Commençant toutefois à prendre conscience de cet inconvénient statistique, les gestionnaires de santé ont tenté récemment d’élaborer un leurre qu’ils ont dénommé : espérance de vie en bonne santé. Cet indicateur dont l’acronyme est EVBS  (en anglais : Healthy Life Years ou HLY), était annoncé comme devant mesurer « le nombre moyen d’années de bonne santé que l’on peut espérer vivre au sein de l’indicateur strict de l’espérance de vie (EV) dans les conditions médicales, sociales et sanitaires du moment ».

L’objectif était officiellement d’introduire un élément qualitatif dans une donnée d’évaluation purement quantitative, mais il visait en fait à masquer la réalité du résultat de l’équation mesurée, de la même façon que le PIB masque la réalité du déficit comptable de la société industrielle.

L’exercice se révéla toutefois plus difficile que pour le PIB car les gestionnaires de santé, ne parvenant pas à écrire une définition intelligible de leur EVBS, en effet qui peut comprendre ce que veut dire : « le nombre moyen d’années de bonne santé que l’on peut espérer vivre au sein de l’indicateur strict de l’espérance de vie (EV) dans les conditions médicales, sociales et sanitaires du moment », personne naturellement et pas même les rédacteurs de ce charabia.

C’est pourquoi, les gestionnaires de santé ont simplifié le problème en sortant un nouvel indicateur dénommé espérance de vie sans incapacité (EVSI), qui est recommandé par l’Union européenne. Bien qu’étant sensiblement plus clair, la valeur de cet indicateur reste néanmoins dépendant de la fiabilité statistique des données médicales d’incapacité (handicap physique ou mental, réversible ou non selon les cas).

Par ailleurs l’ESVI, est à géométrie variable puisqu’on parle tantôt d’EVSI à la naissance et tantôt d’EVSI à 65 ans, ou même d’ESVI à 80 ans (le fameux quatrième âge). Il fait partie de ce que nous dénommerons les indicateurs de deuxième génération regroupés dans la famille des « espérances de santé », et plus précisément des espérances de vie sans incapacité (permanentes ou temporaires, c’est-à-dire « sans être limitée dans ses activités quotidiennes »).
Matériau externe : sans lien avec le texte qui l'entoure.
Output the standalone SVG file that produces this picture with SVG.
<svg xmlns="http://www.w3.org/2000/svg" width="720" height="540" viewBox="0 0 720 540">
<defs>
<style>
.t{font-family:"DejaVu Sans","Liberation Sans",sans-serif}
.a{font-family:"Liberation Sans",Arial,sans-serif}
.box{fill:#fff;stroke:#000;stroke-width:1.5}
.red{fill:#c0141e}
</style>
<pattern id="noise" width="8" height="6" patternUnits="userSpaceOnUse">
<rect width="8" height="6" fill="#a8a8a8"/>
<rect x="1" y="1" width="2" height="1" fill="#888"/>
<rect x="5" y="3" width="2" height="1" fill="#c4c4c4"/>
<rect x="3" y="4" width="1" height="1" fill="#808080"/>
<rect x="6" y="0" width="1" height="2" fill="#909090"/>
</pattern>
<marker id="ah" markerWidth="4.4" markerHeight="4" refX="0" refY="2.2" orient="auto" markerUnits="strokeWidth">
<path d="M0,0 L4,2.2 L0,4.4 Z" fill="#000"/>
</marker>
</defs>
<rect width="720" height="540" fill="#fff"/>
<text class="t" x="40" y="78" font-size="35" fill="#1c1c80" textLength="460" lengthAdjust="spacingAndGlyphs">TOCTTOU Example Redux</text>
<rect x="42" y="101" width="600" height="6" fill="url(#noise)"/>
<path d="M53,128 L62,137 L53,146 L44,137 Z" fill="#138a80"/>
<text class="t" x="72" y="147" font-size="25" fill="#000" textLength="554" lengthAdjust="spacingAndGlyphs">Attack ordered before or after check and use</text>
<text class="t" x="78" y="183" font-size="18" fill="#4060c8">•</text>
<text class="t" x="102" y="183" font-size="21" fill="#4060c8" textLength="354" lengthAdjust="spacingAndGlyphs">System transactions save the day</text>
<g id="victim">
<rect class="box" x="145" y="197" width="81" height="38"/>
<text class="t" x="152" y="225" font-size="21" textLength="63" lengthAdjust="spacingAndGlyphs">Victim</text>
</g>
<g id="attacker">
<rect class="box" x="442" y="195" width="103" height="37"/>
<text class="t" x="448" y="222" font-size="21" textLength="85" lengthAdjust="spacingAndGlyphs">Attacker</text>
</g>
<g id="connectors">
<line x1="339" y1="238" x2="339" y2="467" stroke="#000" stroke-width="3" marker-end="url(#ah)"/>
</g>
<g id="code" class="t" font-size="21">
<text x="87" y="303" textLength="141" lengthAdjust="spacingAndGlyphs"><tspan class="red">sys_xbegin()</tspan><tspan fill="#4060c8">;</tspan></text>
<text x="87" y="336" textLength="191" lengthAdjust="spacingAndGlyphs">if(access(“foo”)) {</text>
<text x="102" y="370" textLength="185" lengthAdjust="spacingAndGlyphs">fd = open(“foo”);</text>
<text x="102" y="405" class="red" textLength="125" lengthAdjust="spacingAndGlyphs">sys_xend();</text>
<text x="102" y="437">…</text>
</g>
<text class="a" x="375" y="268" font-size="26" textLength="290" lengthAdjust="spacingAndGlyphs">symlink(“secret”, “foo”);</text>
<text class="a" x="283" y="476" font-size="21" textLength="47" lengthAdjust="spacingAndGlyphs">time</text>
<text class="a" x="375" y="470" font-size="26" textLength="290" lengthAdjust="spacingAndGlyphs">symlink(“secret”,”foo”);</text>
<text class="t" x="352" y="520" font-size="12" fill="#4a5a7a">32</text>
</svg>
Toutes ces approximations témoignent à l’évidence du profond désarroi des gestionnaires de santé devant la difficulté qu’ils rencontrent pour masquer aux yeux du grand public une aveuglante réalité qui est celle-ci : l’homo industrialis est un grand malade qui ne doit sa survie qu’à la prise de médicaments de plus en plus sophistiqués.

Une autre image, assez fidèle, serait de le représenter comme un boiteux ne pouvant se déplacer qu’à l’aide de sa béquille chimique.